Foi num trecho em que a PRF impediu que o governo do estado tapasse buracos, em Rio Bonito, que o jornaleiro Evandro Andrade teve um pneu do carro furado ontem de manhã. Com a mulher Dulcinéia e a cunhada Luzenir, ele viajava para Arraial do Cabo para passar as festas de fim de ano.

- Quando a gente consegue uma folguinha acontece isso. Tudo porque não cuidam da estrada - lamentou Dulcinéia.

A BR-101 amanheceu ontem com faixas de protesto contra o abandono da rodovia, na altura de Rio Bonito. Com os dizeres "Lula, a BR-101 é o reflexo de seu governo", as faixas foram colocadas por moradores e políticos como forma de chamar a atenção das autoridades.

Independentemente das medidas anunciadas pelo Dnit, a assessoria da governadora informou que a ação civil pública contra o órgão visa a obrigá-lo a recuperar a rodovia num prazo de 30 a 60 dias, sob pena de multa diária de R$1 milhão. Na mesma ação, que será movida numa vara federal, Rosinha pede autorização para o estado fazer obras na rodovia.

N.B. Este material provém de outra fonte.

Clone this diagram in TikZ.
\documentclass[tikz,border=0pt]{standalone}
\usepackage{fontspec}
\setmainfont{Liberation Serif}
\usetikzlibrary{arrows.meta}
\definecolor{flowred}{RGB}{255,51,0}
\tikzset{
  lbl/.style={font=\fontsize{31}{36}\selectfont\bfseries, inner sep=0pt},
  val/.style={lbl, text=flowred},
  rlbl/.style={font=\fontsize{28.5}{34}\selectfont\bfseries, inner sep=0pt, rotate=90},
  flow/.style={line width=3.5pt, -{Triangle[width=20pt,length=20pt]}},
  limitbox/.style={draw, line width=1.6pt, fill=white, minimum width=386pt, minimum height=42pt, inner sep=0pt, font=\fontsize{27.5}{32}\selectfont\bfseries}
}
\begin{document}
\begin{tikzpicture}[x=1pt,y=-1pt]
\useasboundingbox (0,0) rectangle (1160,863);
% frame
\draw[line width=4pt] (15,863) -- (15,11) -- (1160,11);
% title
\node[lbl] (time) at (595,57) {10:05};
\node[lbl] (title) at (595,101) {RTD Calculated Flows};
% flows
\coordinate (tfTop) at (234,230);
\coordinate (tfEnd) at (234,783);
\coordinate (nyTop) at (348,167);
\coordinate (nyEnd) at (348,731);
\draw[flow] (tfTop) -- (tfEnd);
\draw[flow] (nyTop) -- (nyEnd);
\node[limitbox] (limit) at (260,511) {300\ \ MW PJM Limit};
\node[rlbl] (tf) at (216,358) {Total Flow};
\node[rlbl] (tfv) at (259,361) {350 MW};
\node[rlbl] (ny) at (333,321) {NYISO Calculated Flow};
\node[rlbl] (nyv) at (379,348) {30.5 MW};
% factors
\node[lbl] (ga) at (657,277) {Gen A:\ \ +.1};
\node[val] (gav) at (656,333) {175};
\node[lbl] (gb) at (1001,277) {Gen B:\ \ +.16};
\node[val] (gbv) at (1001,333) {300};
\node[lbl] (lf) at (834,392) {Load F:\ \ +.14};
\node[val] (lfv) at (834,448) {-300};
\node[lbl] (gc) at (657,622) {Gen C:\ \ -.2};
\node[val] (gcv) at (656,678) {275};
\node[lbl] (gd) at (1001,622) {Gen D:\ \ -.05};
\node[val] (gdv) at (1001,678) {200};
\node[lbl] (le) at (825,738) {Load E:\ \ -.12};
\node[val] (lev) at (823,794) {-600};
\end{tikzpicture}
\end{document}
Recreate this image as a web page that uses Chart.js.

Também ontem a Assembléia Legislativa aprovou um projeto de lei do deputado Luiz Paulo Corrêa da Rocha (PSDB), que permite ao governo gastar dinheiro do orçamento de 2006 para fazer reformas na BR-101. O projeto cria uma rubrica no orçamento para que o governo possa investir na estrada.

Já a Justiça de Itaperuna, no Noroeste do estado, determinou que o Dnit realizasse obras de emergência para tapar buracos da rodovia BR-356, que liga a cidade ao município de Campos e que também dá acesso a Minas Gerais. O Dnit iniciou as obras e a gerência do órgão no estado informou que até o fim da próxima semana os pontos críticos da estrada terão melhorias.

COLABORARAM: Aloísio Balbi e Paulo Roberto Araújo

Mau estado de conservação da estrada virou motivo de ações judiciais

Não é a primeira vez que o mau estado da BR-101 vai parar na Justiça. A juíza Isabel Maria de Figueiredo Souto, da 1ª Vara Federal de Itaboraí, concedeu liminar, na semana passada, determinando que o Departamento Nacional de Infra-Estrutura de Transportes (Dnit) inicie em 30 dias as obras de recuperação emergencial do trecho da BR-101 entre a Ponte Rio-Niterói e a RJ-126 e apresente o cronograma. A decisão da juíza foi com base na denúncia do Ministério Público federal.

Construído na década de 70, o trecho Norte da BR-101 foi ligado à Ponte Rio-Niterói em 1984 com a inauguração da estrada Niterói-Manilha. Segundo o coordenador Dnit, Rodrigo Costa, a manutenção do trecho ficou precária a partir de 1998, quando a rodovia foi incluída no programa de concessões rodoviárias do Ministério dos Transportes.

A rodovia também foi palco de protestos. Num deles, o trecho entre Macaé e Campos ficou interditado por três horas no dia 25 de novembro deste ano. O fechamento foi um protesto do movimento Pró-Vida, que luta pela duplicação da estrada. Os manifestantes puseram fogo em pneus de tratores e espalharam 200 cruzes brancas, simbolizando as mortes registradas este ano naquele trecho.

No dia 8 de novembro, um trecho de 71 quilômetros da BR-101 Norte, por onde passam dez mil veículos por dia, foi completamente interditado devido ao desabamento de uma ponte na altura de Silva Jardim. O trecho só foi liberado 13 dias depois, o que causou prejuízo ao turismo e também atingiu os municípios produtores de petróleo.